A way to get a self-contained, no-muss jolt of caffeine may seem like a quintessentially 21st-century need—but the original single-serving, low-cleanup caffeine delivery method actually hit the market more than 100 years ago ago.
There’s some debate about who invented the very first tea bag. One of the most popular legends has it that American tea importer Thomas Sullivan shipped out samples of his product in silk pouches in 1908, not intending his customers put them directly in the hot water that way, but some tried it and asked for more of the same.
Seven years earlier, though, Roberta C. Lawson and Mary Molaren of Milwaukee filed for a patent for a “tea leaf holder” that also resembles what we use today. “By this means,” they wrote, “only so much of tea-leaves is used as is required for the single cup of tea,” making less waste.

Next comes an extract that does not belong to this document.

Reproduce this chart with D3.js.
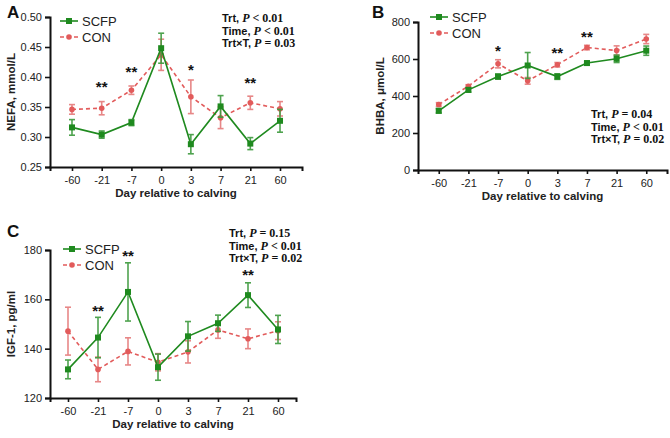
<!DOCTYPE html>
<html>
<head>
<meta charset="UTF-8">
<title>SCFP vs CON - NEFA, BHBA, IGF-1</title>
<script src="https://cdnjs.cloudflare.com/ajax/libs/d3/7.8.5/d3.min.js"></script>
<style>
  body { margin: 0; background: #fff; }
  svg { display: block; font-family: "Liberation Sans", Arial, sans-serif; }
  .tick text { font-size: 11px; fill: #222; }
  .axis-title { font-size: 11.5px; font-weight: bold; fill: #222; }
  .panel-letter { font-size: 17px; font-weight: bold; fill: #111; }
  .stars { font-size: 15px; font-weight: bold; fill: #111; }
  .legend text { font-size: 13px; fill: #222; }
  .stats { font-size: 11px; font-weight: bold; fill: #111; }
</style>
</head>
<body>
<div id="chart"></div>
<script>
// Categories (days relative to calving)
var days = ['-60', '-21', '-7', '0', '3', '7', '21', '60'];

// Panel A: NEFA, mmol/L
var nefaScfp   = [0.316, 0.304, 0.324, 0.448, 0.288, 0.351, 0.289, 0.327];
var nefaScfpSe = [0.013, 0.006, 0.005, 0.025, 0.016, 0.018, 0.010, 0.019];
var nefaCon    = [0.346, 0.348, 0.378, 0.437, 0.367, 0.332, 0.357, 0.347];
var nefaConSe  = [0.008, 0.011, 0.007, 0.026, 0.028, 0.018, 0.011, 0.012];
var nefaStars  = ['', '**', '**', '', '*', '', '**', ''];
var nefaStarY  = [null, 0.388, 0.413, null, 0.417, null, 0.395, null];
var nefaTicks  = [0.25, 0.30, 0.35, 0.40, 0.45, 0.50];

// Panel B: BHBA, umol/L
var bhbaScfp   = [320, 433, 505, 565, 505, 578, 601, 645];
var bhbaScfpSe = [12, 12, 14, 70, 15, 10, 20, 25];
var bhbaCon    = [354, 453, 574, 482, 569, 662, 646, 708];
var bhbaConSe  = [10, 8, 22, 18, 12, 12, 25, 25];
var bhbaStars  = ['', '', '*', '', '**', '**', '', ''];
var bhbaStarY  = [null, null, 661, null, 650, 737, null, null];
var bhbaTicks  = [0, 200, 400, 600, 800];

// Panel C: IGF-1, pg/ml
var igfScfp    = [131.6, 144.5, 163.0, 132.5, 145.0, 150.3, 161.7, 147.8];
var igfScfpSe  = [3.8, 8.2, 11.8, 5.3, 6.0, 3.3, 5.0, 5.7];
var igfCon     = [147.1, 131.6, 138.9, 134.5, 138.7, 147.6, 144.0, 147.3];
var igfConSe   = [9.7, 5.0, 5.5, 3.5, 4.5, 3.4, 4.0, 3.6];
var igfStars   = ['', '**', '**', '', '', '', '**', ''];
var igfStarY   = [null, 156.5, 178.8, null, null, null, 171.1, null];
var igfTicks   = [120, 140, 160, 180];

var green = '#1f8a1f', greenBar = '#3d9a3d';
var red = '#e25b5b', redBar = '#e57b7b';

var svg = d3.select('#chart').append('svg')
  .attr('width', 670).attr('height', 438);

function drawPanel(cfg) {
  var g = svg.append('g');

  var x = d3.scalePoint().domain(days)
    .range([cfg.left, cfg.right]).padding(cfg.pad);
  var y = d3.scaleLinear().domain(cfg.domain)
    .range([cfg.bottom, cfg.top]);

  // axes
  var xAxis = g.append('g')
    .attr('transform', 'translate(0,' + cfg.bottom + ')')
    .call(d3.axisBottom(x).tickSize(4).tickPadding(5));
  var yAxis = g.append('g')
    .attr('transform', 'translate(' + cfg.left + ',0)')
    .call(d3.axisLeft(y).tickValues(cfg.ticks).tickFormat(cfg.fmt).tickSize(5).tickPadding(3));
  [xAxis, yAxis].forEach(function(a) {
    a.select('.domain').attr('stroke', '#111').attr('stroke-width', 2);
    a.selectAll('.tick line').attr('stroke', '#111').attr('stroke-width', 1.6);
  });

  // axis titles
  g.append('text').attr('class', 'axis-title')
    .attr('x', (cfg.left + cfg.right) / 2).attr('y', cfg.bottom + 30)
    .attr('text-anchor', 'middle').text('Day relative to calving');
  g.append('text').attr('class', 'axis-title')
    .attr('transform', 'translate(' + cfg.ytitleX + ',' + (cfg.top + cfg.bottom) / 2 + ') rotate(-90)')
    .attr('text-anchor', 'middle').text(cfg.ytitle);

  // panel letter
  g.append('text').attr('class', 'panel-letter')
    .attr('x', cfg.letterX).attr('y', cfg.letterY).text(cfg.letter);

  var series = [
    { vals: cfg.con, se: cfg.conSe, color: red, bar: redBar, dash: '4,3', shape: 'circle' },
    { vals: cfg.scfp, se: cfg.scfpSe, color: green, bar: greenBar, dash: null, shape: 'square' }
  ];

  series.forEach(function(s) {
    var pts = days.map(function(d, i) { return { d: d, v: s.vals[i], e: s.se[i] }; });
    var line = d3.line().x(function(p) { return x(p.d); }).y(function(p) { return y(p.v); });

    g.append('path').datum(pts)
      .attr('d', line).attr('fill', 'none')
      .attr('stroke', s.color).attr('stroke-width', 1.6)
      .attr('stroke-dasharray', s.dash);

    var eb = g.append('g').attr('stroke', s.bar).attr('stroke-width', 1.6).attr('opacity', 0.9);
    pts.forEach(function(p) {
      var cx = x(p.d), y1 = y(p.v + p.e), y0 = y(p.v - p.e);
      eb.append('line').attr('x1', cx).attr('x2', cx).attr('y1', y1).attr('y2', y0);
      eb.append('line').attr('x1', cx - 3).attr('x2', cx + 3).attr('y1', y1).attr('y2', y1);
      eb.append('line').attr('x1', cx - 3).attr('x2', cx + 3).attr('y1', y0).attr('y2', y0);
    });

    if (s.shape === 'square') {
      g.selectAll(null).data(pts).enter().append('rect')
        .attr('x', function(p) { return x(p.d) - 3; })
        .attr('y', function(p) { return y(p.v) - 3; })
        .attr('width', 6).attr('height', 6).attr('fill', s.color);
    } else {
      g.selectAll(null).data(pts).enter().append('circle')
        .attr('cx', function(p) { return x(p.d); })
        .attr('cy', function(p) { return y(p.v); })
        .attr('r', 2.8).attr('fill', s.color);
    }
  });

  // significance stars
  days.forEach(function(d, i) {
    if (!cfg.stars[i]) return;
    g.append('text').attr('class', 'stars')
      .attr('x', x(d)).attr('y', y(cfg.starY[i]) + 8)
      .attr('text-anchor', 'middle').text(cfg.stars[i]);
  });

  // legend
  var lg = g.append('g').attr('class', 'legend');
  [{ name: 'SCFP', color: green, dash: null, shape: 'square' },
   { name: 'CON', color: red, dash: '4,3', shape: 'circle' }].forEach(function(it, i) {
    var ly = cfg.legendY + i * 16;
    lg.append('line').attr('x1', cfg.legendX).attr('x2', cfg.legendX + 18)
      .attr('y1', ly).attr('y2', ly).attr('stroke', it.color).attr('stroke-width', 1.6)
      .attr('stroke-dasharray', it.dash);
    if (it.shape === 'square') {
      lg.append('rect').attr('x', cfg.legendX + 6).attr('y', ly - 3).attr('width', 6).attr('height', 6).attr('fill', it.color);
    } else {
      lg.append('circle').attr('cx', cfg.legendX + 9).attr('cy', ly).attr('r', 2.8).attr('fill', it.color);
    }
    lg.append('text').attr('x', cfg.legendX + 22).attr('y', ly + 5).text(it.name);
  });

  // statistics
  cfg.stats.forEach(function(row, i) {
    var t = g.append('text').attr('class', 'stats')
      .attr('x', cfg.statsX).attr('y', cfg.statsY + i * 12.5);
    t.append('tspan').text(row[0] + ', ');
    t.append('tspan').attr('font-family', '"Liberation Serif", "Times New Roman", serif')
      .attr('font-style', 'italic').attr('font-size', '12px').text('P');
    t.append('tspan').attr('font-family', '"Liberation Serif", "Times New Roman", serif')
      .attr('font-size', '12px').text(' ' + row[1] + ' ' + row[2]);
  });
}

drawPanel({
  letter: 'A', letterX: 7, letterY: 18,
  left: 50, right: 302, pad: 0.74, top: 17, bottom: 167,
  domain: [0.25, 0.50], ticks: nefaTicks, fmt: d3.format('.2f'),
  ytitle: 'NEFA, mmol/L', ytitleX: 15,
  scfp: nefaScfp, scfpSe: nefaScfpSe, con: nefaCon, conSe: nefaConSe,
  stars: nefaStars, starY: nefaStarY,
  legendX: 60, legendY: 21,
  statsX: 222, statsY: 22,
  stats: [['Trt', '<', '0.01'], ['Time', '<', '0.01'], ['Trt\u00d7T', '=', '0.03']]
});

drawPanel({
  letter: 'B', letterX: 372, letterY: 18,
  left: 418, right: 667, pad: 0.7, top: 22, bottom: 170,
  domain: [0, 800], ticks: bhbaTicks, fmt: d3.format('d'),
  ytitle: 'BHBA, \u03bcmol/L', ytitleX: 384,
  scfp: bhbaScfp, scfpSe: bhbaScfpSe, con: bhbaCon, conSe: bhbaConSe,
  stars: bhbaStars, starY: bhbaStarY,
  legendX: 430, legendY: 17,
  statsX: 591, statsY: 118,
  stats: [['Trt', '=', '0.04'], ['Time', '<', '0.01'], ['Trt\u00d7T', '=', '0.02']]
});

drawPanel({
  letter: 'C', letterX: 7, letterY: 237,
  left: 50, right: 296, pad: 0.6, top: 250, bottom: 398,
  domain: [120, 180], ticks: igfTicks, fmt: d3.format('d'),
  ytitle: 'IGF-1, pg/ml', ytitleX: 15,
  scfp: igfScfp, scfpSe: igfScfpSe, con: igfCon, conSe: igfConSe,
  stars: igfStars, starY: igfStarY,
  legendX: 63, legendY: 249,
  statsX: 229, statsY: 237,
  stats: [['Trt', '=', '0.15'], ['Time', '<', '0.01'], ['Trt\u00d7T', '=', '0.02']]
});
</script>
</body>
</html>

As they detailed in their application, the bag needed to hold the tea leaves together so that they didn’t float into the drinker’s mouth, but not so tightly that the water could not circulate through them to be infused. Their design used a stitched mesh fabric; Sullivan, too, would later switch from silk to gauze after he saw that the weave of silk was too fine for optimal infusing.
No matter who got to it first, the invention solved two problems at once: how to make single serving tea-brewing more convenient, and how to reduce cleanup—throwing out a teabag is much easier than cleaning loose leaves out of a pot.

Tea manufacturer Lipton, which is the world’s biggest tea company, celebrated its 125th anniversary this summer. Though Thomas Lipton’s initial venture wasn’t the first to use bags for individual servings of tea, the company does claim credit for the idea of printing brewing instructions on the tags, as seen in the photo above. And, while the brand has made a few tweaks over the years, its basic tea bag has remained the same for six decades. Even the contents have hardly changed: “The amount of black tea that Lipton uses in a teabag has stayed the same since the ‘flo-thru’ bag was introduced in 1952,” explains John Cheetham, Lipton Tea Master. (That’s about 30 leaves per bag.)
Some have tried to revolutionize tea-steeping; Keurig, for instance, has even manufactured tea pods for its K-Cup machines, taking the wait time out of steeping. Others have tried to de-evolutionize tea steeping; there are loose-leaf purists just as there are pour-over coffee enthusiasts. But the teabag is so brilliant, it really does not need improvement; from Bigelow to Twinings, the little mesh bag stapled to a string works every time. As John Harney of Harney & Sons once said, all a teabag needs to be lifted to perfection is “furiously boiling water” and five minutes’ steeping—“no more, no less.”
The simple teabag has required no modification since its invention a century ago—and a century from now, it’s a safe bet we’ll be brewing our cuppa the same exact way.